Here is an O(n) expected time solution to the problem. It's somewhat like Moron's idea but we don't throw out the work that our selection algorithm did in each step, and we start trying from an item potentially in the middle rather than using the repeated doubling approach.
Alternatively, It's really just quickselect with a little additional book keeping for the remaining sum.
First, it's clear that if you had the elements in sorted order, you could just pick the largest items first until you exceed the desired sum. Our solution is going to be like that, except we'll try as hard as we can to not to discover ordering information, because sorting is slow.
You want to be able to determine if a given value is the cut off. If we include that value and everything greater than it, we meet or exceed S, but when we remove it, then we are below S, then we are golden.

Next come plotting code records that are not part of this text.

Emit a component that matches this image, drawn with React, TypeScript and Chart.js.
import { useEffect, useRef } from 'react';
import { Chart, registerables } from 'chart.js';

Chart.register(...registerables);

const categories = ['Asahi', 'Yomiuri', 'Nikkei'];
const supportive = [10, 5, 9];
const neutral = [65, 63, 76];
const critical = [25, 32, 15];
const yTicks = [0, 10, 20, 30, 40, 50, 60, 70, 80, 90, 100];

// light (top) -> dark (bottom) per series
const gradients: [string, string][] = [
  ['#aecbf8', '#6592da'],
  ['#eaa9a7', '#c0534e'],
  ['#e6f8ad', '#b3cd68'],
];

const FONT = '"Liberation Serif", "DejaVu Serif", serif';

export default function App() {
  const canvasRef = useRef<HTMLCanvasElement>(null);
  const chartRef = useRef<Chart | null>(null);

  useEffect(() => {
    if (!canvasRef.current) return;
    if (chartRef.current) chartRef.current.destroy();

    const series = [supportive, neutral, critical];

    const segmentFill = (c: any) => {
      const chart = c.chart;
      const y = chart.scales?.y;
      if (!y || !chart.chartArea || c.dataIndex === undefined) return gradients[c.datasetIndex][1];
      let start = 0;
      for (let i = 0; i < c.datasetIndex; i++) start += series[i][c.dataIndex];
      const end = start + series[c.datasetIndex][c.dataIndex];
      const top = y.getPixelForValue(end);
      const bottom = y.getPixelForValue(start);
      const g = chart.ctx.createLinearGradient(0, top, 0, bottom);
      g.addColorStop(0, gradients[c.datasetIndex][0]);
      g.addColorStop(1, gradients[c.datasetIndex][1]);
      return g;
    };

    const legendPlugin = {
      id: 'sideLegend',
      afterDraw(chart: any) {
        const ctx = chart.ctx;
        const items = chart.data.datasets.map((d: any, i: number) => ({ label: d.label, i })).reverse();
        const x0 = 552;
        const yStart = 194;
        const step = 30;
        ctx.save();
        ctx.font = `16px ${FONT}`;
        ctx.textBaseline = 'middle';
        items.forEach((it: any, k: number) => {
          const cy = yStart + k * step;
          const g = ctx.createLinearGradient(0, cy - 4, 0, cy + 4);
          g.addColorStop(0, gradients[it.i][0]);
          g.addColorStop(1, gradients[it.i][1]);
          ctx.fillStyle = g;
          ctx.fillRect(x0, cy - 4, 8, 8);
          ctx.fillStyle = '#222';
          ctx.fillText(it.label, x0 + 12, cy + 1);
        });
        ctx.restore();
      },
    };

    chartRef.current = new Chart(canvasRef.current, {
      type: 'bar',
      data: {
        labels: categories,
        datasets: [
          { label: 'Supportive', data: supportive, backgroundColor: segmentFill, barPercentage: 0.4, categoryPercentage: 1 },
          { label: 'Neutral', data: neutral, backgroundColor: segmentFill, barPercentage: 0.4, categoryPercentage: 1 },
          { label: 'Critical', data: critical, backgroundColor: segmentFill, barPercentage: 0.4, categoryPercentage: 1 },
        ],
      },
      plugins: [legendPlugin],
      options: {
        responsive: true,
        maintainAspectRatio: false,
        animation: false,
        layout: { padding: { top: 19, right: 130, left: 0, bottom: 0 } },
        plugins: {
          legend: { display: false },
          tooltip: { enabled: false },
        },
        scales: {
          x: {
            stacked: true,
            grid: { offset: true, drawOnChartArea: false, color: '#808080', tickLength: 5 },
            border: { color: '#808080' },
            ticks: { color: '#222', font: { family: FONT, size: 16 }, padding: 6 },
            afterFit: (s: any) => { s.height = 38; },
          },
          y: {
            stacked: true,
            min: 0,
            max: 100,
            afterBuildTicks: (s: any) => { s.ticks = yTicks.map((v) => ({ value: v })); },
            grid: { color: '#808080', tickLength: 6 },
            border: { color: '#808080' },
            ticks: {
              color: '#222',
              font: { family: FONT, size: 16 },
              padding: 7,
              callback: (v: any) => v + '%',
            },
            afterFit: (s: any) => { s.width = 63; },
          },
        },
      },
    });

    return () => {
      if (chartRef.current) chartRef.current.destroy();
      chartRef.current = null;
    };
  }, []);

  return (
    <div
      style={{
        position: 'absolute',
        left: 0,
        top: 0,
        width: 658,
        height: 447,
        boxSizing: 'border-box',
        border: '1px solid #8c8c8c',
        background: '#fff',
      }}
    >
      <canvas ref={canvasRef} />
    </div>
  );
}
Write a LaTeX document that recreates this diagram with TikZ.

Here is the psuedo code, I didn't test it for edge cases, but this gets the idea across.
def Solve(arr, s):
# We could get rid of worse case O(n^2) behavior that basically never happens
# by selecting the median here deterministically, but in practice, the constant
# factor on the algorithm will be much worse.
p = random_element(arr)
left_arr, right_arr = partition(arr, p)
# assume p is in neither left_arr nor right_arr
right_sum = sum(right_arr)
if right_sum + p >= s:
if right_sum < s:
# solved it, p forms the cut off
return len(right_arr) + 1
# took too much, at least we eliminated left_arr and p
return Solve(right_arr, s)
else:
# didn't take enough yet, include all elements from and eliminate right_arr and p
return len(right_arr) + 1 + Solve(left_arr, s - right_sum - p)
One improvement (asymptotically) over Theta(nlogn) you can do is to get an O(n log K) time algorithm, where K is the required minimum number of elements.
Thus if K is constant, or say log n, this is better (asymptotically) than sorting. Of course if K is n^epsilon, then this is not better than Theta(n logn).
The way to do this is to use selection algorithms, which can tell you the ith largest element in O(n) time.
Now do a binary search for K, starting with i=1 (the largest) and doubling i etc at each turn.
You find the ith largest, and find the sum of the i largest elements and check if it is greater than S or not.
This way, you would run O(log K) runs of the selection algorithm (which is O(n)) for a total running time of O(n log K).
eliminate numbers < S, if you find some number ==S, then solved
pigeon-hole sort the numbers < S
Sum elements highest to lowest in the sorted order till you exceed S.